- **Dataset excerpt**

# # # # #

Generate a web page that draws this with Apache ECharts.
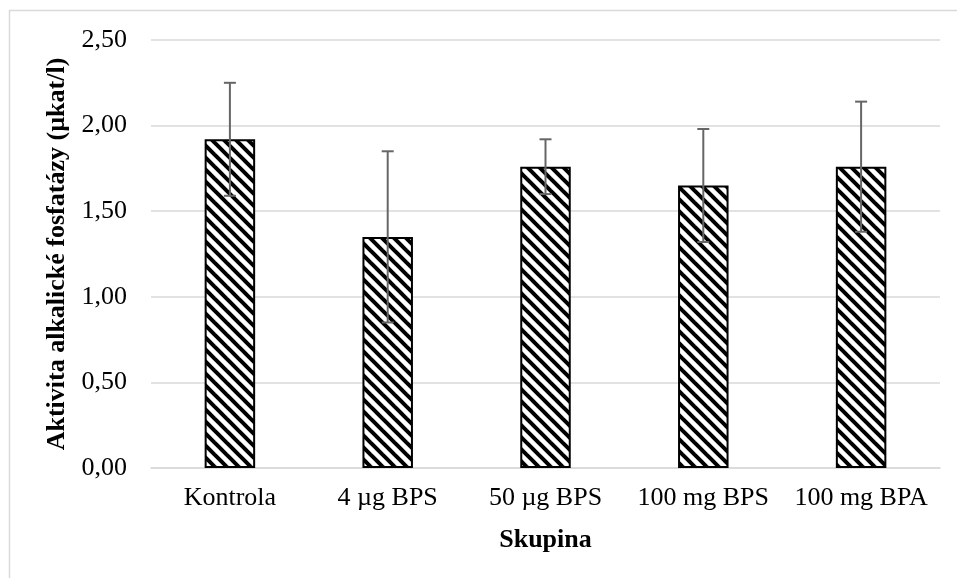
<!DOCTYPE html>
<html>
<head>
<meta charset="utf-8">
<script src="https://cdn.jsdelivr.net/npm/echarts@6/dist/echarts.min.js"></script>
<style>
  html, body { margin: 0; padding: 0; background: #fff; }
  #chart { width: 957px; height: 578px; }
</style>
</head>
<body>
<div id="chart"></div>
<script>
const categories = ['Kontrola', '4 µg BPS', '50 µg BPS', '100 mg BPS', '100 mg BPA']
const means = [1.92, 1.35, 1.76, 1.65, 1.76]
const sds = [0.33, 0.50, 0.16, 0.33, 0.38]
const yTicks = { min: 0, max: 2.5, interval: 0.5 }

// diagonal hatch
function makeHatch () {
  const c = document.createElement('canvas')
  c.width = 12
  c.height = 12
  const ctx = c.getContext('2d')
  ctx.fillStyle = '#fff'
  ctx.fillRect(0, 0, 12, 12)
  ctx.strokeStyle = '#000'
  ctx.lineWidth = 4
  for (let k = -1; k <= 1; k++) {
    ctx.beginPath()
    ctx.moveTo(k * 12 - 2, -2)
    ctx.lineTo(k * 12 + 14, 14)
    ctx.stroke()
  }
  return c
}

const font = 'Liberation Serif'
const chart = echarts.init(document.getElementById('chart'))
const errData = means.map((m, i) => [i, m - sds[i], m + sds[i]])

chart.setOption({
  animation: false,
  graphic: [{
    type: 'rect',
    shape: { x: 9.5, y: 10.5, width: 1200, height: 1200 },
    style: { fill: 'none', stroke: '#d9d9d9', lineWidth: 1.5 },
    silent: true
  }],
  grid: { left: 151, right: 17, top: 40, bottom: 110 },
  xAxis: {
    type: 'category',
    data: categories,
    name: 'Skupina',
    nameLocation: 'middle',
    nameGap: 59,
    nameTextStyle: { fontFamily: font, fontSize: 26, fontWeight: 'bold', color: '#000' },
    axisLine: { lineStyle: { color: '#d9d9d9', width: 1.5 } },
    axisTick: { show: false },
    axisLabel: { fontFamily: font, fontSize: 26, color: '#000', margin: 17, interval: 0 }
  },
  yAxis: {
    type: 'value',
    min: yTicks.min,
    max: yTicks.max,
    interval: yTicks.interval,
    name: 'Aktivita alkalické fosfatázy (µkat/l)',
    nameLocation: 'middle',
    nameGap: 76,
    nameTextStyle: { fontFamily: font, fontSize: 26, fontWeight: 'bold', color: '#000' },
    axisLine: { show: false },
    axisTick: { show: false },
    splitLine: { lineStyle: { color: '#d9d9d9', width: 1.5 } },
    axisLabel: {
      fontFamily: font, fontSize: 26, color: '#000', margin: 24,
      formatter: v => v.toFixed(2).replace('.', ',')
    }
  },
  series: [{
    type: 'bar',
    data: means,
    barWidth: '32%',
    itemStyle: {
      color: { image: makeHatch(), repeat: 'repeat' },
      borderColor: '#000',
      borderWidth: 2
    }
  }, {
    type: 'custom',
    data: errData,
    z: 10,
    renderItem: (params, api) => {
      const lo = api.coord([api.value(0), api.value(1)])
      const hi = api.coord([api.value(0), api.value(2)])
      const w = 6
      const st = { stroke: '#666', lineWidth: 2 }
      return {
        type: 'group',
        children: [
          { type: 'line', shape: { x1: hi[0], y1: hi[1], x2: lo[0], y2: lo[1] }, style: st },
          { type: 'line', shape: { x1: hi[0] - w, y1: hi[1], x2: hi[0] + w, y2: hi[1] }, style: st },
          { type: 'line', shape: { x1: lo[0] - w, y1: lo[1], x2: lo[0] + w, y2: lo[1] }, style: st }
        ]
      }
    }
  }]
})
</script>
</body>
</html>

# # # # #

With all pictures left out, please transcribe exactly the lines from the start of the material through the line with "const errData = means.map((m, i)".

Generate a web page that draws this with Apache ECharts.
<!DOCTYPE html>
<html>
<head>
<meta charset="utf-8">
<script src="https://cdn.jsdelivr.net/npm/echarts@6/dist/echarts.min.js"></script>
<style>
  html, body { margin: 0; padding: 0; background: #fff; }
  #chart { width: 957px; height: 578px; }
</style>
</head>
<body>
<div id="chart"></div>
<script>
const categories = ['Kontrola', '4 µg BPS', '50 µg BPS', '100 mg BPS', '100 mg BPA']
const means = [1.92, 1.35, 1.76, 1.65, 1.76]
const sds = [0.33, 0.50, 0.16, 0.33, 0.38]
const yTicks = { min: 0, max: 2.5, interval: 0.5 }

// diagonal hatch
function makeHatch () {
  const c = document.createElement('canvas')
  c.width = 12
  c.height = 12
  const ctx = c.getContext('2d')
  ctx.fillStyle = '#fff'
  ctx.fillRect(0, 0, 12, 12)
  ctx.strokeStyle = '#000'
  ctx.lineWidth = 4
  for (let k = -1; k <= 1; k++) {
    ctx.beginPath()
    ctx.moveTo(k * 12 - 2, -2)
    ctx.lineTo(k * 12 + 14, 14)
    ctx.stroke()
  }
  return c
}

const font = 'Liberation Serif'
const chart = echarts.init(document.getElementById('chart'))
const errData = means.map((m, i) => [i, m - sds[i], m + sds[i]])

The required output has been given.